GIVEN PROBLEM
Print only the lines from the top of the data through the line with "gaugeMax = 0.43;", both included, skipping every picture.

DATA LINES

■ ■ ■ ■ ■ ■ ■

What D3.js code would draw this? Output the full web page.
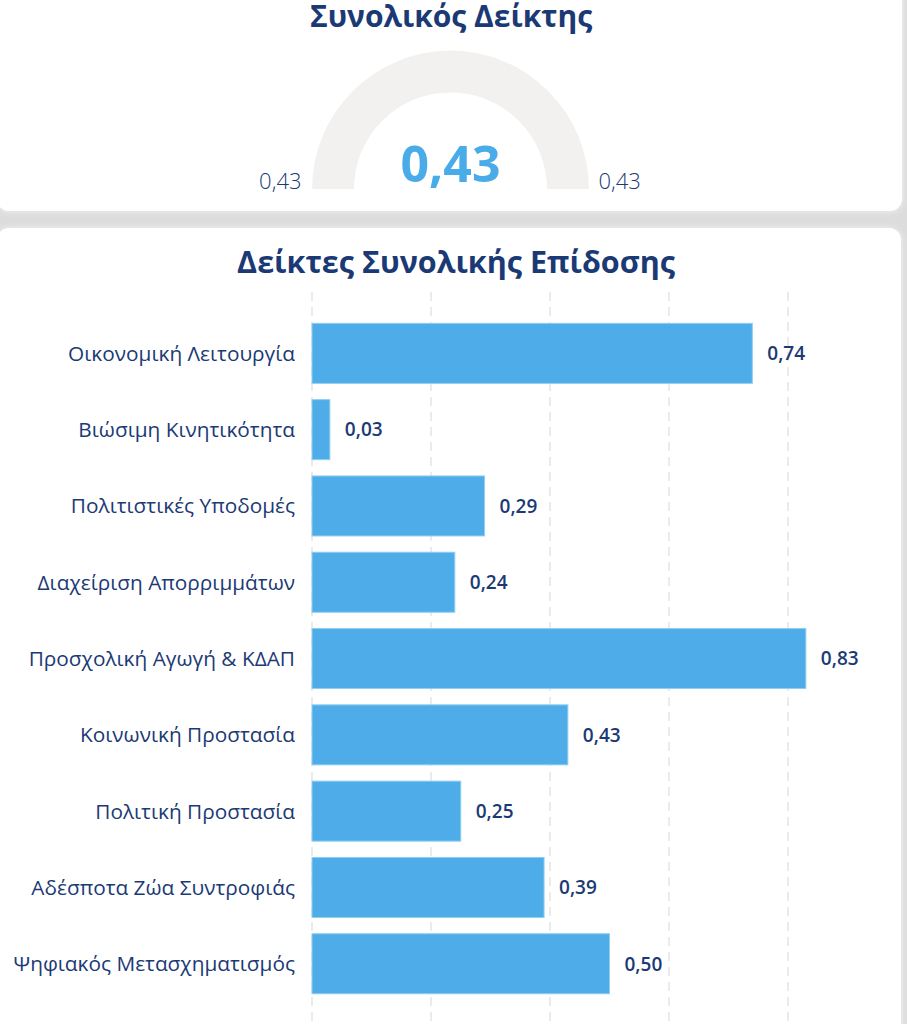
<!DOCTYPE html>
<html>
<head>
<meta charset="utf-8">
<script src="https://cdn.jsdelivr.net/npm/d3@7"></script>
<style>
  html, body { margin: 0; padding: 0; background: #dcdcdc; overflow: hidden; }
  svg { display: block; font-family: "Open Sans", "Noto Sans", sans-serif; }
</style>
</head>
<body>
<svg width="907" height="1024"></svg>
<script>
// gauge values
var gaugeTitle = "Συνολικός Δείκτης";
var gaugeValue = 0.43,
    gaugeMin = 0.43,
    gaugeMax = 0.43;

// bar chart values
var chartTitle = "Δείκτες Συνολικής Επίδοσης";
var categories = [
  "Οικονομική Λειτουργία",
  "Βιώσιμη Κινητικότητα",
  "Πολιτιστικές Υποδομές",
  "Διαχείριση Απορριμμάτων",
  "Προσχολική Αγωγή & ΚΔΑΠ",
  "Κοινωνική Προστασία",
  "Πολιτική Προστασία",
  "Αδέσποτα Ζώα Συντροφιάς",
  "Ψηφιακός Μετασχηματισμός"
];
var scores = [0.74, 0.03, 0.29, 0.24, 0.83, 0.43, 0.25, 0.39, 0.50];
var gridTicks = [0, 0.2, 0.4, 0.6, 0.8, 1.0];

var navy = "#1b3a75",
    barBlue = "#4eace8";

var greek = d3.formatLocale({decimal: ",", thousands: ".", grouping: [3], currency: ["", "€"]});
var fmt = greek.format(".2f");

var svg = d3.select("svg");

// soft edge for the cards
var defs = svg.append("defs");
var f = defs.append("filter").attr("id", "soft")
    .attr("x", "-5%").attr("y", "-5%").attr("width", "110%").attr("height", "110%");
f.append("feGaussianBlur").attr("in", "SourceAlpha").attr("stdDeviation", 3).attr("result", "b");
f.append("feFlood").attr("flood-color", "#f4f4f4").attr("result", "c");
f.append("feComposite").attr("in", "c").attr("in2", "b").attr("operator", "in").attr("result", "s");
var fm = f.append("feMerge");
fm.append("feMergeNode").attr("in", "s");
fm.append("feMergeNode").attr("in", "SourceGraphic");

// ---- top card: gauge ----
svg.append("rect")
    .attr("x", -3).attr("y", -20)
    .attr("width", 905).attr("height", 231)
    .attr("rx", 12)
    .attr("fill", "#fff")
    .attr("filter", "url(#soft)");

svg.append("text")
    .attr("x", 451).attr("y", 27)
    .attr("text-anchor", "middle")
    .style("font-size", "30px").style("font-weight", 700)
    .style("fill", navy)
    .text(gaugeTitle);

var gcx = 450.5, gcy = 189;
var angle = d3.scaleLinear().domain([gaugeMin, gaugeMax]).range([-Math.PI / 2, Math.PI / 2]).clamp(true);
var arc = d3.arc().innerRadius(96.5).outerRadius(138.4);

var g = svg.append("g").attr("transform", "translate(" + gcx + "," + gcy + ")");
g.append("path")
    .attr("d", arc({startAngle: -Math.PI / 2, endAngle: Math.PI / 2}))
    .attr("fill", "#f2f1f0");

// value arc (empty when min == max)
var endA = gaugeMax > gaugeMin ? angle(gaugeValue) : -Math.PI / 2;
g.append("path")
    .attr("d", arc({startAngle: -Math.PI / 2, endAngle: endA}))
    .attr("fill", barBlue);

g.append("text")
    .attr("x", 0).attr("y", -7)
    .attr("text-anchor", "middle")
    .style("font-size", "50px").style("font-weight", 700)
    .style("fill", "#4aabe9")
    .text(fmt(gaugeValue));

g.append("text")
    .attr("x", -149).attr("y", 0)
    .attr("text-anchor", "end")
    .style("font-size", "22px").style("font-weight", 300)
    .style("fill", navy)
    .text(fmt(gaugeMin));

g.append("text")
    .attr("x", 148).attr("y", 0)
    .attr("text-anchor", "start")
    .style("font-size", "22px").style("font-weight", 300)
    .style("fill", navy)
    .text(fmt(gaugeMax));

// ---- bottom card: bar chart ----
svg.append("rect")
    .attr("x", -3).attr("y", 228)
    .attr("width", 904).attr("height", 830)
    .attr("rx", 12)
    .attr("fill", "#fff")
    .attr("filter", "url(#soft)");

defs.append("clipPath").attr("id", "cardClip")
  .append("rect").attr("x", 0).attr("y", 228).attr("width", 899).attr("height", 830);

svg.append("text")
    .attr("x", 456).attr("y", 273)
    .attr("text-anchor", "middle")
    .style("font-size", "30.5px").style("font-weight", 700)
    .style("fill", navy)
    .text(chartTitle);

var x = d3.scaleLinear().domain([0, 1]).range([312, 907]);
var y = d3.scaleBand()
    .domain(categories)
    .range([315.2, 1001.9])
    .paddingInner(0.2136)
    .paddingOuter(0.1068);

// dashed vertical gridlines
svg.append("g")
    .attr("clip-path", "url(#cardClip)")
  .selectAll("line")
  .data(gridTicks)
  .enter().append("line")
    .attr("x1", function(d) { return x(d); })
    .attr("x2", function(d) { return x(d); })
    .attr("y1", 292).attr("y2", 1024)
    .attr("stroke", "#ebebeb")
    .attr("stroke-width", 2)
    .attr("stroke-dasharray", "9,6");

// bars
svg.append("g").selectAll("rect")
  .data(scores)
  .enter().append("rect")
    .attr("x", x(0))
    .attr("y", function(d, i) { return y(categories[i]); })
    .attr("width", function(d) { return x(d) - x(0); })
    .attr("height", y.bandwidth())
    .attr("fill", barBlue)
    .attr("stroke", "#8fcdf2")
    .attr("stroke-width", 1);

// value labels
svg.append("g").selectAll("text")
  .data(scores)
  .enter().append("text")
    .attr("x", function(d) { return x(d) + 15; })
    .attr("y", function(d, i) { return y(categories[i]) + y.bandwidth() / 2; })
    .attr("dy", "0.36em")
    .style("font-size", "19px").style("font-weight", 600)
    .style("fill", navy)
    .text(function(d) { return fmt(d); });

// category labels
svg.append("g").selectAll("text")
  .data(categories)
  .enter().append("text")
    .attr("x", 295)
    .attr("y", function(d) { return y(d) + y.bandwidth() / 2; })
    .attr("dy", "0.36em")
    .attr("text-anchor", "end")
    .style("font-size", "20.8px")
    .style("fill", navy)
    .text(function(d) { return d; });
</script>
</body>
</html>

■ ■ ■ ■ ■ ■ ■

WRITTEN RESPONSE
What D3.js code would draw this? Output the full web page.
<!DOCTYPE html>
<html>
<head>
<meta charset="utf-8">
<script src="https://cdn.jsdelivr.net/npm/d3@7"></script>
<style>
  html, body { margin: 0; padding: 0; background: #dcdcdc; overflow: hidden; }
  svg { display: block; font-family: "Open Sans", "Noto Sans", sans-serif; }
</style>
</head>
<body>
<svg width="907" height="1024"></svg>
<script>
// gauge values
var gaugeTitle = "Συνολικός Δείκτης";
var gaugeValue = 0.43,
    gaugeMin = 0.43,
    gaugeMax = 0.43;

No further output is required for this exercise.